__Data excerpt__.
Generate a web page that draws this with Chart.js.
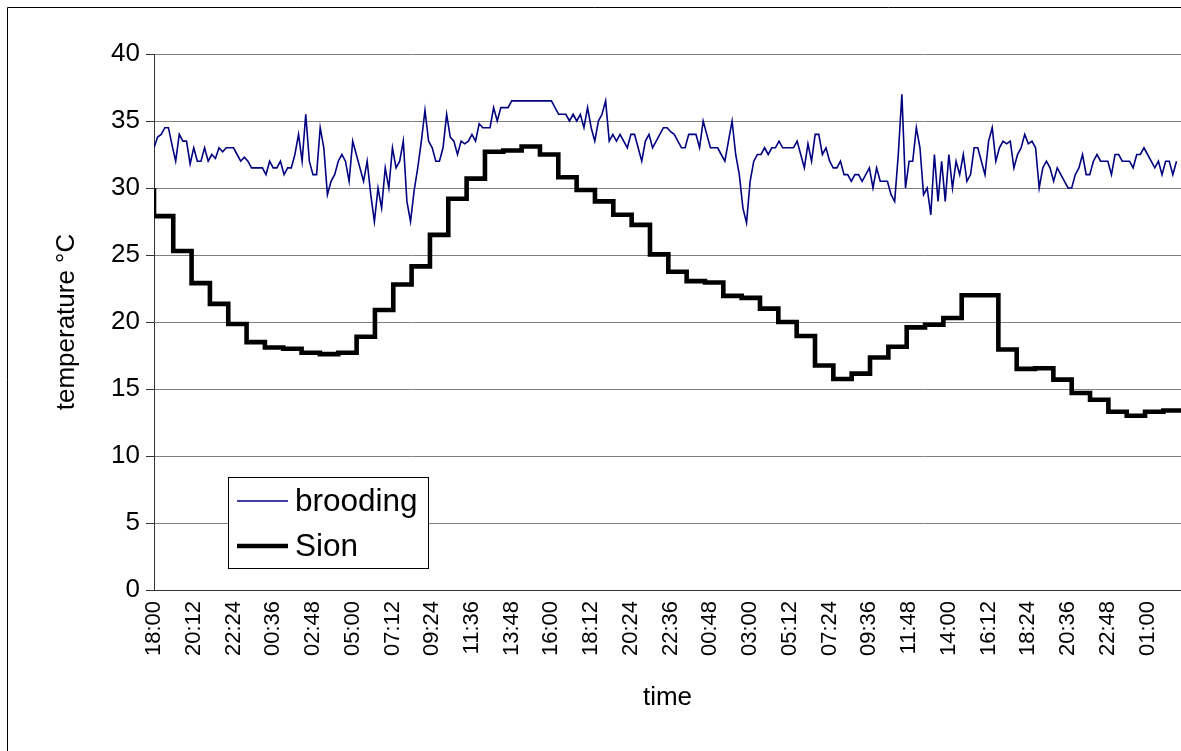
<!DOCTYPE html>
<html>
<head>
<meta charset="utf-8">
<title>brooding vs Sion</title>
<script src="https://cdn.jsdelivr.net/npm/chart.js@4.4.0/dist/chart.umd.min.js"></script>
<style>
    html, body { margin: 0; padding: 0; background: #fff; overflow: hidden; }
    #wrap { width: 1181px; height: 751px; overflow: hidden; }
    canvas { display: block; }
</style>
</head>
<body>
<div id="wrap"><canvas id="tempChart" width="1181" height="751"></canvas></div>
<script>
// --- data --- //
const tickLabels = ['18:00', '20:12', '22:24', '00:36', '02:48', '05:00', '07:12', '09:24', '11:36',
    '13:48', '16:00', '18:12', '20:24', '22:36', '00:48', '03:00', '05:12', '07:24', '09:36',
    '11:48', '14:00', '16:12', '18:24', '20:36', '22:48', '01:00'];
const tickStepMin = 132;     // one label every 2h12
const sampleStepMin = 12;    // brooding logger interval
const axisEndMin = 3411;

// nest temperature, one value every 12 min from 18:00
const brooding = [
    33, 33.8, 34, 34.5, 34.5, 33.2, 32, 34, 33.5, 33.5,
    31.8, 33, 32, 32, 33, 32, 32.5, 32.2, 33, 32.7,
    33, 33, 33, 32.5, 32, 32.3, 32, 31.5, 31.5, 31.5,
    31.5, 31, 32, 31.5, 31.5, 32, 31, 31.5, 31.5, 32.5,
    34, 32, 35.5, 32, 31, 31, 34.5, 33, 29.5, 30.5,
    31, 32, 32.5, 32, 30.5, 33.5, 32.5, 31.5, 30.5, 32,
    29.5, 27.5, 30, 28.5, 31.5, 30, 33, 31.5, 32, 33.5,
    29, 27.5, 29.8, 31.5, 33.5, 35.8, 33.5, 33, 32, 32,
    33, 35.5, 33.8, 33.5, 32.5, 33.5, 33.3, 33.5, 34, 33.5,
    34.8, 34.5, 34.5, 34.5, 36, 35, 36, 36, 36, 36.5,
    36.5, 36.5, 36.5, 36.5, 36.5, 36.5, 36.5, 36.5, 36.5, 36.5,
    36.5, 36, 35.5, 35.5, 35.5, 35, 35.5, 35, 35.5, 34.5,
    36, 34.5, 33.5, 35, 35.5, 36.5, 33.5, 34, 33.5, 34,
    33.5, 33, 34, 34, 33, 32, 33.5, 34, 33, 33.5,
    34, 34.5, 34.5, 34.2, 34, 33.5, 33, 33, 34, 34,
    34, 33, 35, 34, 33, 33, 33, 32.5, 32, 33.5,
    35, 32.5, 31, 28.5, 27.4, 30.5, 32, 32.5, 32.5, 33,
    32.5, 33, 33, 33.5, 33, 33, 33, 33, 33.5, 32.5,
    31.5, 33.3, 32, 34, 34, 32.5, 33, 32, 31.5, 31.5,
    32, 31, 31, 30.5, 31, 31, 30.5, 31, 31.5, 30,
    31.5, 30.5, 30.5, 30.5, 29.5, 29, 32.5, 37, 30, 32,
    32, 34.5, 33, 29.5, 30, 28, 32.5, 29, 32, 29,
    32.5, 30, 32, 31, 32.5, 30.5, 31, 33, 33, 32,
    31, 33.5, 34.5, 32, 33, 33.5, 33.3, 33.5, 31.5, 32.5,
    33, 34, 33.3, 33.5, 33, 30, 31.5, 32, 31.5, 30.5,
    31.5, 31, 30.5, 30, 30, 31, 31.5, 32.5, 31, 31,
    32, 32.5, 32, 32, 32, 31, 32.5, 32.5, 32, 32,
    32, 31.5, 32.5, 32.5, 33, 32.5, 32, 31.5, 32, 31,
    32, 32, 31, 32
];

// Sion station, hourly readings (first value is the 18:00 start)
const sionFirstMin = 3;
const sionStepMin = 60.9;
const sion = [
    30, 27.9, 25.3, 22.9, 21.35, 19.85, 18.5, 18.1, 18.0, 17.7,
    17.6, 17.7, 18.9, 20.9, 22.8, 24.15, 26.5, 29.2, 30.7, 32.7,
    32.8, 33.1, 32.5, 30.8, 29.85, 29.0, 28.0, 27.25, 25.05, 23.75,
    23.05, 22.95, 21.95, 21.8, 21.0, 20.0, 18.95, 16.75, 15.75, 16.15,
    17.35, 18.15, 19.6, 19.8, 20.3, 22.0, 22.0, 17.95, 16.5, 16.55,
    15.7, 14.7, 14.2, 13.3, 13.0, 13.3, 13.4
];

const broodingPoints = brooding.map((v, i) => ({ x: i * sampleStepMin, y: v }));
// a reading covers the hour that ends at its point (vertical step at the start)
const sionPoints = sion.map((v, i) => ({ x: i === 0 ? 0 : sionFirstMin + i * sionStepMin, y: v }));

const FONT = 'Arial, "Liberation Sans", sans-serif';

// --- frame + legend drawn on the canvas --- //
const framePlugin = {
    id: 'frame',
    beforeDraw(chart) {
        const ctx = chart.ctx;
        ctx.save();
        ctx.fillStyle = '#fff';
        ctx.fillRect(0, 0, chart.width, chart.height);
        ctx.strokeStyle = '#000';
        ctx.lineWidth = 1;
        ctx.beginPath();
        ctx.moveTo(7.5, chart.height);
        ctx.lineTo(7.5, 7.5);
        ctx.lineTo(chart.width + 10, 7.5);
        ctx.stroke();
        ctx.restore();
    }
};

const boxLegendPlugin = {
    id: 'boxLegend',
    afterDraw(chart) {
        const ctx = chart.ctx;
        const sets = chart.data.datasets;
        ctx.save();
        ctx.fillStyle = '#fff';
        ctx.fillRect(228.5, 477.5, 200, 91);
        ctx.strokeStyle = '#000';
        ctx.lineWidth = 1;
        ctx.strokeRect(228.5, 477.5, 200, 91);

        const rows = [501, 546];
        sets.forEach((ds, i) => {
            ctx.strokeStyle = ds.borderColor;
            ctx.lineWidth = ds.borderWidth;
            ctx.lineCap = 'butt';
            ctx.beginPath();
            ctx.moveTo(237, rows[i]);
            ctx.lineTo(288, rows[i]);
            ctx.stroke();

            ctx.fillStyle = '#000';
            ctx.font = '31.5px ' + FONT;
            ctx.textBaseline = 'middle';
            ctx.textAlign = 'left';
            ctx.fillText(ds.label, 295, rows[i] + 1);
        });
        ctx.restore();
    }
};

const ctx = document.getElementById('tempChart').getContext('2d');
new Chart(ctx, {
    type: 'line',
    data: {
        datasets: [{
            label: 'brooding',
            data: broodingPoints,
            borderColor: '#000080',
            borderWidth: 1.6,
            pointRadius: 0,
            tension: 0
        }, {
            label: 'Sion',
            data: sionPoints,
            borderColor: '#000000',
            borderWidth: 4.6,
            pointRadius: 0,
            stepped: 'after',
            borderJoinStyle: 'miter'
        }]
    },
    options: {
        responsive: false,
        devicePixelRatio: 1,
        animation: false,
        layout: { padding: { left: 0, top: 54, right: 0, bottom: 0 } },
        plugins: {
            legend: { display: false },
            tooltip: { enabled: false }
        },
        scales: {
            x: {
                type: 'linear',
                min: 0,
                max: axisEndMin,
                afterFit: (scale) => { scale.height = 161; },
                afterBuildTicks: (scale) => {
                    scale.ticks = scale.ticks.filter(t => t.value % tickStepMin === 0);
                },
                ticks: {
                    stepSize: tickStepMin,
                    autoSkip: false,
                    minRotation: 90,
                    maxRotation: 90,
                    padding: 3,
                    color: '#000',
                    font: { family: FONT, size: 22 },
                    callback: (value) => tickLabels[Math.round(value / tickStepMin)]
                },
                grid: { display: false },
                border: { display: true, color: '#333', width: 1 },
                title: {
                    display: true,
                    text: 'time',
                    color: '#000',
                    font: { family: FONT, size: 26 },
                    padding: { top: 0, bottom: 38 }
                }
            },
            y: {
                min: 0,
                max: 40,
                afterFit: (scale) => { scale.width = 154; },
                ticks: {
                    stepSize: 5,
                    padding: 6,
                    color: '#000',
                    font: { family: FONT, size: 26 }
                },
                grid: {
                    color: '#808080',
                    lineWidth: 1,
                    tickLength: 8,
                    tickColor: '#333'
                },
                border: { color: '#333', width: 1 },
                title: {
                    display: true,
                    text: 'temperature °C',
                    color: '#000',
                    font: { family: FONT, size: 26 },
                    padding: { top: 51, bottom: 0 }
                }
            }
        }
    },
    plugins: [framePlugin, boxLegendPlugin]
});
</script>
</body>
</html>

__What you are asked to do__.
Only lines belong in the copy: transcribe those from the start of the data through the line that contains "const axisEndMin = 3411;", and skip the pictures.

__Exercise result__.
Generate a web page that draws this with Chart.js.
<!DOCTYPE html>
<html>
<head>
<meta charset="utf-8">
<title>brooding vs Sion</title>
<script src="https://cdn.jsdelivr.net/npm/chart.js@4.4.0/dist/chart.umd.min.js"></script>
<style>
    html, body { margin: 0; padding: 0; background: #fff; overflow: hidden; }
    #wrap { width: 1181px; height: 751px; overflow: hidden; }
    canvas { display: block; }
</style>
</head>
<body>
<div id="wrap"><canvas id="tempChart" width="1181" height="751"></canvas></div>
<script>
// --- data --- //
const tickLabels = ['18:00', '20:12', '22:24', '00:36', '02:48', '05:00', '07:12', '09:24', '11:36',
    '13:48', '16:00', '18:12', '20:24', '22:36', '00:48', '03:00', '05:12', '07:24', '09:36',
    '11:48', '14:00', '16:12', '18:24', '20:36', '22:48', '01:00'];
const tickStepMin = 132;     // one label every 2h12
const sampleStepMin = 12;    // brooding logger interval
const axisEndMin = 3411;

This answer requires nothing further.